Macroeconomic Policy making in Africa is increasingly being informed by medium to long-term plans such as ‘The Poverty Reduction Strategy Paper (PRSP)’. This is closely linked to a widely used budgeting approach called the Medium Term Expenditure Framework (MTEF). Both the realization of a strategy such as the PRSP and the use of MTEF requires an overall macroeconomic framework that ensures consistency in defining the aggregate resource envelop of a country and how it is going to be spend, as well as forecasting major macro aggregates three to four years ahead. A macroeconometric model is an invaluable instrument in achieving that. Since both the preparation of the budget and forecasting of key macro variables are made in a consistent framework, it does not allow the components of the budget to be changed in a discretionary manner (i.e. without taking the overall consistency framework into account). In addition, such forecasts could be used to monitor the economy with reference to the government’s current economic strategy, and to suggest modifications, either of substance or of the tactics.

Another important justification for having macro modeling in many African countries is its capability to help policy makers take informed decisions by conducting policy analysis using policy simulation. This is crucial for policy makers because it will help them to assess the implications of proposed policy packages before their actual implementation. Policy analysis conducted with the aid of such models avoids a partial analysis, and hence partial understanding, of issues of national significance. It has the advantage of taking all possible inter-linkages in the economy that are not easily tractable by human mind. In addition, macro models are also instrumental to carry macroeconomic research by allowing macro policy research institutions to organize their research across the major components (block) of the macro model and carry out an in-depth analysis of major issues in each block such as inflation or fiscal deficit. This in turn improves the model and hence policy formulation (see Huizinga et al, 2001; Huizinga & Geda, 2004).

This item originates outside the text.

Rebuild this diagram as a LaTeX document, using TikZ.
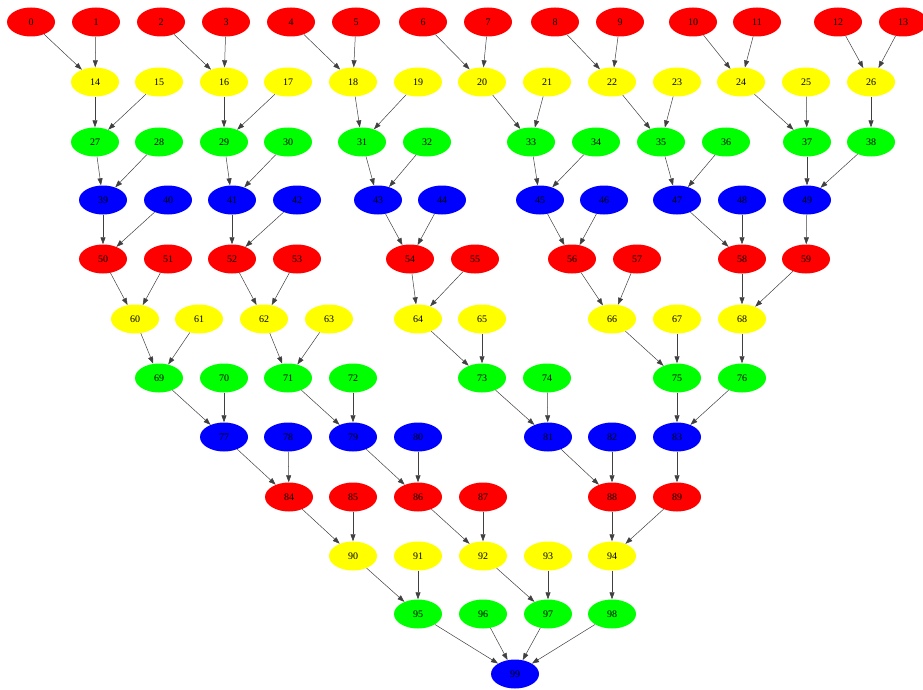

Despite such important use of macro model, the use of macro models in Africa is limited. Recently, however, many countries are showing interest to have such models. Thus, there is a need to come up with a template macro model for the majority of countries in the continent by ensuring that such model is grounded on African reality, applicable and built based on rigorous analysis. The building of the Rwandan macroeconometric model in this study is primarily motivated to develop such template model that can be used in majority of the countries in the continent. We will be doing that by (a) developing a macro econometric model well-grounded in theory and rigorous econometric analysis and (b) by illustrating the use of such model using actual macroeconomic policy issues in Rwanda with a suggested framework of innovative use of macro model by combing it with expert opinion. Our experience in building and using model in Kenya and Ethiopia shows that notwithstanding the weakness of macro models in forecasting, in practice, things are not as bad as they at first look. This is because model outcome is not meant to be used by itself, but jointly with expert opinion for additional information. This information may be based on events that have just been realized and will affect the immediate future such as a new retrenchment program or multi-year development aid programs, or drought in the horizon. Also, expert opinion from different parts of the government may be incorporated into the macro model’s forecast. Examples here are specialists on government expenditure and revenue and specialist on different sectors of the economy. In turn, these specialists benefit from this exchange as well, since they get a better picture of the overall economy. In practice, adding such outside information significantly reduces the forecast uncertainty, especially for the short run (see Huizinga et al, 2001; Huizinga & Geda, 2004).